Flash loans exploit this guarantee. Here's the sequence: (1) You borrow 1,000,000 USDC from Aave's lending pool. (2) You execute whatever DeFi operations you want with that 1,000,000 USDC. (3) Before the transaction ends, Aave's smart contract checks that you've returned 1,000,900 USDC (your borrow plus the 0.09% fee). If step 3 passes, the transaction completes: the borrow happened, your operations ran, the repayment was made. If step 3 fails — if you haven't repaid in full — the entire transaction reverts. From the blockchain's perspective, nothing happened. No tokens moved. Aave's pool never lent anything.

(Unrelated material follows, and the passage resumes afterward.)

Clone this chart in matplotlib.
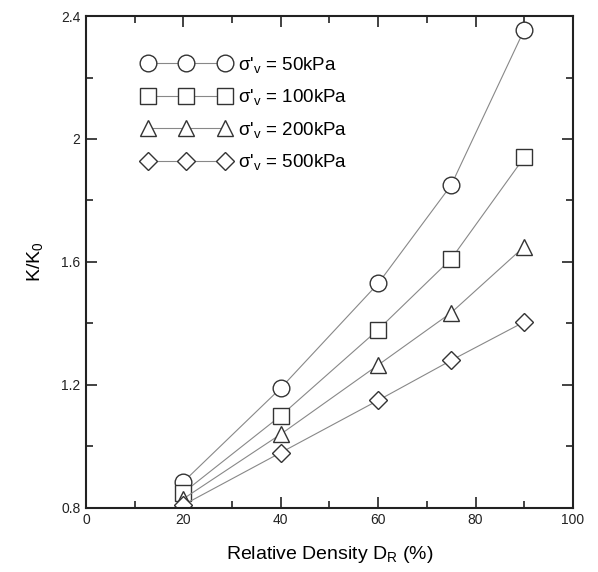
import matplotlib
matplotlib.use("Agg")
import matplotlib.pyplot as plt
from matplotlib.ticker import MultipleLocator

plt.rcParams['font.family'] = ['Liberation Sans', 'DejaVu Sans']
plt.rcParams['mathtext.fontset'] = 'custom'
plt.rcParams['mathtext.rm'] = 'Liberation Sans'
plt.rcParams['mathtext.it'] = 'Liberation Sans'

# Relative density (%) and normalised stiffness K/K0 for each vertical stress
density = [20, 40, 60, 75, 90]
k_50 = [0.885, 1.19, 1.53, 1.85, 2.355]
k_100 = [0.85, 1.10, 1.38, 1.61, 1.94]
k_200 = [0.83, 1.04, 1.265, 1.435, 1.65]
k_500 = [0.81, 0.98, 1.15, 1.28, 1.405]

labels = [r"σ'$_\mathregular{v}$ = 50kPa", r"σ'$_\mathregular{v}$ = 100kPa",
          r"σ'$_\mathregular{v}$ = 200kPa", r"σ'$_\mathregular{v}$ = 500kPa"]
markers = ['o', 's', '^', 'D']
sizes = [12, 12, 11, 9]

fig = plt.figure(figsize=(5.98, 5.72), dpi=100)
ax = fig.add_axes([0.144, 0.112, 0.814, 0.86])

for ys, lab, m, ms in zip([k_50, k_100, k_200, k_500], labels, markers, sizes):
    ax.plot(density, ys, color='#888888', lw=0.8, marker=m, ms=ms,
            mfc='white', mec='#333333', mew=1.0, label=lab)

ax.set_xlim(0, 100)
ax.set_ylim(0.8, 2.4)
ax.xaxis.set_minor_locator(MultipleLocator(10))
ax.yaxis.set_minor_locator(MultipleLocator(0.2))
ax.set_xticks([0, 20, 40, 60, 80, 100])
ax.set_xticklabels(['0', '20', '40', '60', '80', '100'])
ax.set_yticks([0.8, 1.2, 1.6, 2.0, 2.4])
ax.set_yticklabels(['0.8', '1.2', '1.6', '2', '2.4'])

ax.tick_params(which='both', direction='in', top=True, right=True,
               labelsize=10, width=1.2, colors='#222222')
ax.tick_params(which='major', length=8)
ax.tick_params(axis='x', which='major', pad=4)
ax.tick_params(axis='y', which='major', pad=4)
ax.tick_params(which='minor', length=5)
for s in ax.spines.values():
    s.set_linewidth(1.5)
    s.set_color('#222222')

ax.set_xlabel(r"Relative Density D$_\mathregular{R}$ (%)", fontsize=14, labelpad=12)
ax.set_ylabel(r"K/K$_\mathregular{0}$", fontsize=14, labelpad=12)

leg = ax.legend(loc='upper left', bbox_to_anchor=(0.08, 0.955), frameon=False,
                numpoints=3, handlelength=4.75, handletextpad=0.4,
                labelspacing=0.66, fontsize=13.5)

fig.savefig("out.png", dpi=100)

The lender takes literally zero risk. Either the loan is repaid in the same transaction, or the loan never occurred. This is why Aave can offer uncollateralised loans to anyone — there's nothing to collateralise against because the risk has been mathematically eliminated by the atomicity guarantee. It's as if the loan is simultaneously contingent on its own repayment.
The most common legitimate use of flash loans is arbitrage — profiting from price discrepancies between DeFi protocols. When ETH is priced at $3,000 on Uniswap and $3,015 on Curve, there's a $15 profit opportunity on every ETH bought on Uniswap and sold on Curve. But to capture it, you need capital to buy the ETH in the first place. Flash loans remove this requirement.
An arbitrage bot's flash loan sequence: (1) Flash borrow 3,000,000 USDC from Aave. (2) Buy 1,000 ETH on Uniswap at $3,000 each ($3,000,000 total). (3) Sell 1,000 ETH on Curve at $3,015 each ($3,015,000 total). (4) Repay 3,002,700 USDC to Aave (principal + 0.09% fee). (5) Keep $12,300 profit. No personal capital required. If the arbitrage opportunity disappears before the transaction completes (another bot captured it first, causing the prices to equalise), step 3 would return less than $3,002,700 — the repayment check at step 4 would fail, the entire transaction would revert, and the bot would lose only the gas cost of the failed transaction (a few dollars).
Flash loan arbitrage performs a valuable market function: it keeps prices aligned across DEX protocols. Every time an arbitrageur closes a price gap, both pools become more accurately priced. Users on each protocol get better execution. The arbitrageur earns a fair profit for providing this service. This is a genuinely positive-sum dynamic.
Imagine you have a $500,000 USDC loan on Aave, collateralised by ETH. You want to switch your collateral from ETH to WBTC — maybe because you're more bullish on BTC going forward, or because WBTC has a higher LTV ratio that lets you borrow more. Without flash loans, this requires multiple steps: partially repay the loan, withdraw some ETH, sell for WBTC, deposit WBTC, borrow more USDC, repeat — a cumbersome, expensive process where your loan is dangerously undercollateralised at each intermediate step.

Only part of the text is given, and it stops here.